BEN ÜMİDİMİ KAYBETMEDİM
Özgür Durmaz’ın annesi Mürüvvet Durmaz Antakya’dan kalkıp gelmiş. Endişeli gözlerle enkaza bakıyor, “Ben ümidimi kaybetmedim, inşallah sağ çıkacaklar” diyor. Mürüvvet Hanım, “İşte bakın orada” diyerek, oğlunu gösteriyor. Enkazın hemen üzerinde askerlerin arasında yere çömelmiş üstü başı toz içinde genç bir adam hiç kıpırdamadan sabit bakışlarla kırık beton parçalarından oluşan moloz yığınına bakıyor. Kayınpederi Ahmet Çekiç’in verdiği bilgiye göre, damat Durmaz bundan 5 yıl önce Siirt’te PKK pususunda yaralanmış. Çekiç, damadı için “Sağ bacağından vurulmuştu. Zaman zaman ağrısı beline vuruyor” diye anlatıyor. Özgür Durmaz, bir süre sonra enkazdan ayrılıp annesi ve kayınpederinin yanına geliyor. “Kaçıncı kattaydı sizin daire” diye soruyorum. “İkinci katta” diye yanıt veriyor. Enkazın altındaki oğlu ve karısına canlı olarak mı kavuşacak? Yoksa onların cesedini mi bulacak karşısında? Bu zor sorunun yanıtı karşıdaki enkazın içinde yatıyor.
AHMET HAKAN
ORADA KİMSE VAR MI
- Yeniden anımsadık: “Orada kimse var mı?” cümlesini... Enkaz altında kalanlar sağ kurtulsunlar diye umutla beklemeyi... Enkaz üstünde çalışma yaparken istenen sessizliği...
- Erciş’teyiz. Şehrin girişinde bir taziye çadırı oluşturulmuş. Yakınlarını kaybeden üç erkek, taziye çadırının odak noktasında... Herkes onlara başsağlığı diliyor... Dualar okunuyor... Ortamda ağır tevekkül ve büyük metanet havası var. - Çarpıcı görüntüler var Erciş’te... İki binadan biri dümdüz olmuş, diğeri ayakta... “Deprem öldürmez, bina öldürür” cümlesinin ne denli doğru olduğunu gösteren bir görüntü bu...
HERKES MUCİZE BEKLİYOR
- Enkaz üstünde yapılan kurtarma çalışmaları çok etkileyici... Jandarma dikkatli ve atak... Sağlık Bakanlığı’na bağlı ekipler görevinin başında... Deprem bölgesinde ilk hedef: Enkaz altında kalanları kurtarmak... Herkes mucize bekliyor.

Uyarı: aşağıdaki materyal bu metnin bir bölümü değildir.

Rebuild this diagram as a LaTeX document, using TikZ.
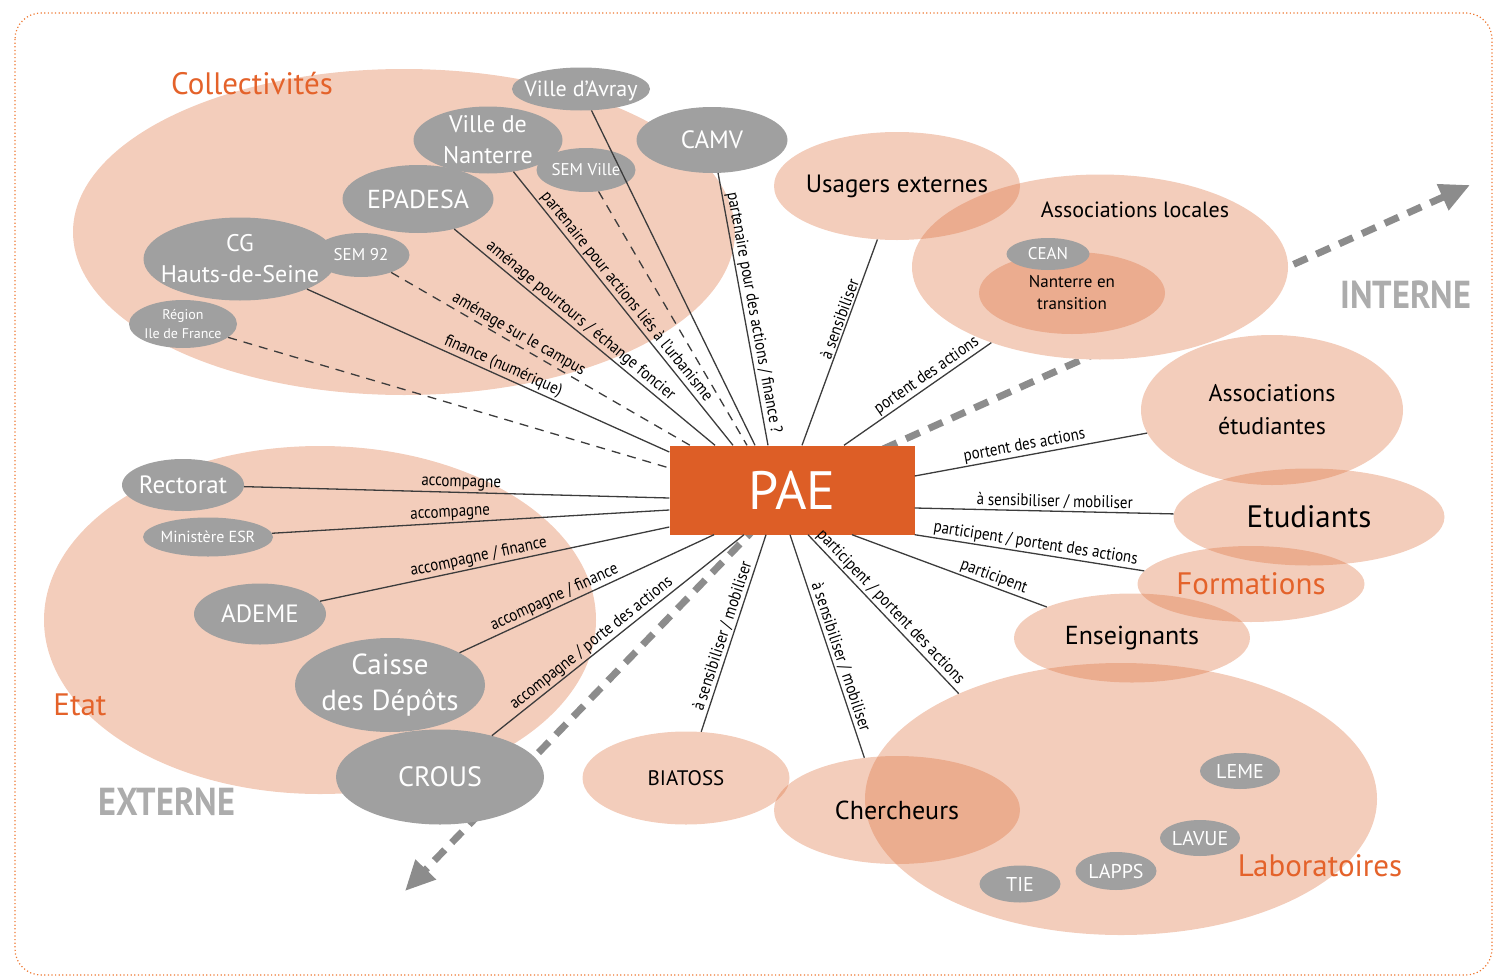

- Acı büyük tabii... Ama yine de çok şükür... Depremin en fazla vurduğu Erciş’te bile yıkılan binaların sayısı, sağlam kalan binaların çok altında... Yine çok şükür ki kayıpların sayısının artmayacağı tahmin ediliyor... Kısacası Erciş’teki durum bile, 1999’un Gölcük’ü ile kıyaslanamaz...
- Deprem bölgede büyük bir şaşkınlığa yol açmış. Ahali depremin şaşkınlığını atlatamamış. Organizasyonu çevre illerden yardım için gelenler üstlenmiş... Bölgede çadır ihtiyacı var... Battaniye ve yiyecek malzemelerine de ihtiyaç duyuluyor.
BDP NEDEN ATAK DAVRANMIYOR
- Van’da AK Partili milletvekilleri ve genç vali yardımcıları hayli cevval... BDP’lilere ise pek rastlamadım... BDP neden depremin yaralarını sarmakta atak davranmıyor, anlamış değilim.
- Enkaz altında kalanların sağ salim çıkarılması için dualar ediliyor. Yakınları için umut taşıyanların gözyaşları, çok etkileyici...
- İlginç bir durum: Bölgede devlet binaları yıkılmamış. Polis lojmanları, hükümet konakları, adliye sarayları ayakta... Buna mukabil müteahhitlerin yaptığı binalar yerle bir olmuş.
- İşin sevindirici tarafı şu: En fazla iki gün içinde depremin tüm yaraları sarılacak gibi görünüyor. Hükümet işi sıkı tutuyor.